Solange die Rechtsprechung aber so großzügig ist, kann Mietervertretern eigentlich nur geraten werden, sich nicht darauf zu verlassen, dass die Abrechnung formell „gekippt“ werden kann. Entscheidend bleiben die sachlichen Einwände gegen einzelne Positionen. Insofern ist die Belegeinsicht wichtiger denn je. Man wird dem Mieter raten müssen, die Abrechnung – ggf. unter Vorbehalt – hinsichtlich der materiell unproblematischen Positionen auszugleichen, um das Kostenrisiko gering zu halten.

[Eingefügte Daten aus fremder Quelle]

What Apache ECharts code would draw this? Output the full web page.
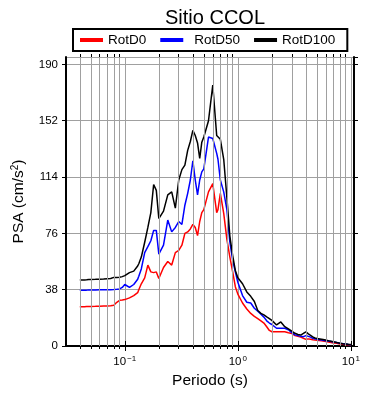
<!DOCTYPE html>
<html>
<head>
<meta charset="utf-8">
<script src="https://cdn.jsdelivr.net/npm/echarts@6/dist/echarts.min.js"></script>
<style>
html, body { margin: 0; padding: 0; background: #fff; }
#chart { width: 390px; height: 400px; }
</style>
</head>
<body>
<div id="chart"></div>
<script>
// periods (s)
var periods = [
  0.04, 0.042, 0.044, 0.046, 0.048, 0.05, 0.055, 0.06, 0.065, 0.067,
  0.07, 0.075, 0.08, 0.085, 0.09, 0.095, 0.1, 0.11, 0.12, 0.13,
  0.133, 0.14, 0.15, 0.16, 0.17, 0.18, 0.19, 0.2, 0.22, 0.24,
  0.26, 0.28, 0.3, 0.32, 0.34, 0.36, 0.38, 0.4, 0.42, 0.44,
  0.46, 0.48, 0.5, 0.55, 0.6, 0.65, 0.667, 0.7, 0.75, 0.8,
  0.85, 0.9, 0.95, 1.0, 1.1, 1.2, 1.3, 1.4, 1.5, 1.6,
  1.7, 1.8, 1.9, 2.0, 2.2, 2.4, 2.6, 2.8, 3.0, 3.2,
  3.4, 3.6, 3.8, 4.0, 4.2, 4.4, 4.6, 4.8, 5.0, 5.5,
  6.0, 6.5, 7.0, 7.5, 8.0, 8.5, 9.0, 9.5, 10.0
]
var rotD0 = [
  26.5, 26.5, 26.5, 26.6, 26.6, 26.7, 26.8, 26.9, 27.0, 27.0,
  27.0, 27.2, 27.5, 29.5, 30.8, 31.0, 31.3, 32.5, 34.0, 36.0,
  38.0, 42.0, 46.0, 54.6, 50.0, 49.5, 50.0, 45.5, 53.0, 57.0,
  54.6, 63.0, 64.5, 68.0, 76.0, 77.0, 79.0, 82.0, 80.0, 74.5,
  84.0, 90.0, 92.0, 104.0, 109.6, 90.0, 92.0, 103.0, 89.5, 72.0,
  60.0, 50.0, 40.0, 35.0, 29.0, 25.0, 22.0, 20.0, 18.5, 17.0,
  15.5, 13.0, 10.5, 9.6, 9.6, 9.6, 9.6, 9.0, 8.5, 7.0,
  6.5, 6.0, 5.2, 4.5, 4.8, 4.5, 4.2, 4.0, 3.8, 3.5,
  3.0, 2.5, 2.0, 1.8, 1.4, 1.1, 0.9, 0.8, 0.7
]
var rotD50 = [
  37.7, 37.7, 37.7, 37.7, 37.8, 37.8, 37.8, 37.9, 37.9, 38.0,
  38.0, 38.0, 38.1, 38.3, 38.5, 39.5, 41.5, 39.5, 41.5, 45.0,
  47.0, 52.0, 63.0, 67.0, 71.0, 78.0, 78.0, 62.0, 68.0, 85.0,
  77.0, 80.0, 84.0, 82.0, 95.0, 103.0, 112.0, 125.0, 112.0, 102.0,
  112.0, 117.5, 119.5, 141.0, 140.0, 130.0, 126.0, 112.0, 104.0, 92.0,
  70.0, 58.0, 50.0, 43.0, 34.0, 29.5, 29.0, 25.5, 23.5, 21.5,
  19.5, 17.0, 15.5, 14.5, 12.0, 12.0, 12.0, 11.0, 9.0, 7.5,
  7.0, 6.5, 6.3, 7.0, 6.5, 6.0, 5.2, 4.8, 4.5, 4.0,
  3.6, 3.2, 2.7, 2.3, 1.9, 1.6, 1.3, 1.0, 0.9
]
var rotD100 = [
  44.5, 44.6, 44.6, 44.7, 44.8, 44.9, 45.0, 45.1, 45.2, 45.3,
  45.4, 45.5, 46.3, 46.2, 46.4, 46.8, 47.5, 49.5, 50.5, 54.0,
  55.5, 60.0, 70.0, 80.0, 90.0, 109.0, 105.0, 86.0, 91.0, 102.0,
  104.0, 93.0, 112.0, 119.0, 122.0, 132.0, 138.0, 145.5, 142.0, 137.0,
  126.5, 137.5, 141.0, 152.0, 176.0, 142.0, 141.0, 139.5, 126.0, 100.0,
  74.0, 61.0, 51.0, 46.0, 42.0, 36.5, 33.5, 30.0, 24.0, 22.0,
  21.0, 19.7, 18.5, 17.3, 14.2, 16.2, 13.0, 11.5, 10.0, 8.6,
  7.8, 7.4, 8.5, 9.6, 8.2, 7.2, 6.2, 5.4, 5.0, 4.6,
  4.0, 3.3, 2.8, 2.3, 1.9, 1.5, 1.3, 1.1, 1.0
]
// minor log ticks / grid lines (2..9 of each decade)
var minorX = [
  0.04, 0.05, 0.06, 0.07, 0.08, 0.09,
  0.2, 0.3, 0.4, 0.5, 0.6, 0.7, 0.8, 0.9,
  2, 3, 4, 5, 6, 7, 8, 9
]

var font = 'Liberation Sans, Arial, Helvetica, sans-serif'
var gridCol = '#a0a0a0'
var gTop = 57, gH = 289
var xMin = 0.0302, xMax = 10.65
var yMax = 195, yStep = 38

var myChart = echarts.init(document.getElementById('chart'))

function pair(v, y0, y1) {
  return [{ coord: [v, 0], y: y0 }, { coord: [v, 0], y: y1 }]
}
function line(name, data, color) {
  return {
    name: name,
    type: 'line',
    data: periods.map(function (p, i) { return [p, data[i]] }),
    symbol: 'none',
    lineStyle: { color: color, width: 1.5 },
    itemStyle: { color: color },
    z: 3
  }
}
var supLabel = function (v) {
  var e = Math.round(Math.log10(v))
  return '{b|10}{s|' + (e < 0 ? '\u2212' + (-e) : e) + '}'
}

var option = {
  animation: false,
  backgroundColor: '#fff',
  textStyle: { fontFamily: font },
  title: {
    text: 'Sitio CCOL',
    left: 210,
    textAlign: 'center',
    top: 3,
    textStyle: { fontFamily: font, fontSize: 20, fontWeight: 'normal', color: '#000' }
  },
  legend: {
    left: 73,
    top: 29,
    padding: [4, 12, 4, 7],
    borderColor: '#000',
    borderWidth: 2,
    itemGap: 14,
    itemWidth: 23,
    itemHeight: 4,
    icon: 'rect',
    textStyle: { fontFamily: font, fontSize: 13.5, color: '#000' },
    data: [
      { name: 'RotD0' },
      { name: 'RotD50', textStyle: { padding: [0, 0, 0, 6] } },
      { name: 'RotD100' }
    ]
  },
  grid: { left: 66, right: 36, top: gTop, height: gH },
  xAxis: [{
    type: 'log',
    min: xMin,
    max: xMax,
    name: 'Periodo (s)',
    nameLocation: 'middle',
    nameGap: 26,
    nameTextStyle: { fontFamily: font, fontSize: 15.5, color: '#000' },
    axisLine: { lineStyle: { color: '#000', width: 2 } },
    axisTick: { length: 5, lineStyle: { color: '#000' } },
    axisLabel: {
      margin: 9,
      showMinLabel: false,
      showMaxLabel: false,
      formatter: supLabel,
      rich: {
        b: { fontFamily: font, fontSize: 11.5, color: '#000', lineHeight: 14 },
        s: { fontFamily: font, fontSize: 8, color: '#000', verticalAlign: 'top', lineHeight: 8, padding: [0, 0, 0, 1] }
      }
    },
    splitLine: { show: true, lineStyle: { color: gridCol, width: 1 } }
  }, {
    type: 'log',
    position: 'top',
    min: xMin,
    max: xMax,
    axisLine: { lineStyle: { color: '#000', width: 2 } },
    axisTick: { length: 5, lineStyle: { color: '#000' } },
    axisLabel: { show: false },
    splitLine: { show: false }
  }],
  yAxis: [{
    type: 'value',
    min: 0,
    max: yMax,
    interval: yStep,
    name: '{a|PSA (cm/s}{s|2}{a|)}',
    nameLocation: 'middle',
    nameGap: 38,
    nameRotate: 90,
    nameTextStyle: {
      rich: {
        a: { fontFamily: font, fontSize: 15.5, color: '#000', lineHeight: 18 },
        s: { fontFamily: font, fontSize: 10, color: '#000', verticalAlign: 'top', lineHeight: 10 }
      }
    },
    axisLine: { show: true, lineStyle: { color: '#000', width: 2 } },
    axisTick: { show: true, length: 4, lineStyle: { color: '#000' } },
    axisLabel: { margin: 8, showMaxLabel: false, fontFamily: font, fontSize: 11.5, color: '#000' },
    splitLine: { show: true, lineStyle: { color: gridCol, width: 1 } }
  }, {
    type: 'value',
    position: 'right',
    min: 0,
    max: yMax,
    interval: yStep,
    axisLine: { show: true, lineStyle: { color: '#000', width: 2 } },
    axisTick: { show: true, length: 4, lineStyle: { color: '#000' } },
    axisLabel: { show: false },
    splitLine: { show: false }
  }],
  series: [
    {
      name: 'grid',
      type: 'line',
      data: [],
      silent: true,
      z: 1,
      markLine: {
        silent: true,
        symbol: 'none',
        animation: false,
        label: { show: false },
        lineStyle: { color: gridCol, width: 1, type: 'solid' },
        data: minorX.map(function (v) { return { xAxis: v } })
      }
    },
    {
      name: 'ticks',
      type: 'line',
      data: [],
      silent: true,
      z: 4,
      markLine: {
        silent: true,
        symbol: 'none',
        animation: false,
        label: { show: false },
        lineStyle: { color: '#000', width: 1, type: 'solid' },
        data: minorX.map(function (v) { return pair(v, gTop + gH, gTop + gH + 3) })
          .concat(minorX.map(function (v) { return pair(v, gTop, gTop - 3) }))
      }
    },
    line('RotD0', rotD0, '#ff0000'),
    line('RotD50', rotD50, '#0000ff'),
    line('RotD100', rotD100, '#000000')
  ]
}
myChart.setOption(option)
</script>
</body>
</html>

E. Weitere Themenschwerpunkte der Entscheidung

Schwerpunktmäßig beschäftigt sich die Entscheidung aber mit den Mindestanforderungen an ein Urteil, in dem die Revision zugelassen wurde. Unterliegt das Berufungsurteil der Revision, müssen sich die tatsächlichen Grundlagen der Entscheidung aus dem Urteil oder im Falle des § 540 Abs. 1 Satz 2 ZPO aus dem Sitzungsprotokoll einschließlich der im Urteil oder im Sitzungsprotokoll enthaltenen Bezugnahmen so erschließen, dass eine revisionsrechtliche Nachprüfung stattfinden kann. Das Berufungsurteil muss erkennen lassen, von welchem Sach- und Streitstand das Gericht ausgegangen ist und welche Berufungsanträge die Parteien zumindest sinngemäß gestellt haben. Fehlen im Berufungsurteil die entsprechenden Darstellungen, leidet es an einem von Amts wegen zu berücksichtigenden Verfahrensmangel; das Revisionsgericht hat das Urteil in einem solchen Fall grundsätzlich aufzuheben und die Sache zur neuen Verhandlung und Entscheidung an das Berufungsgericht zurückzuverweisen.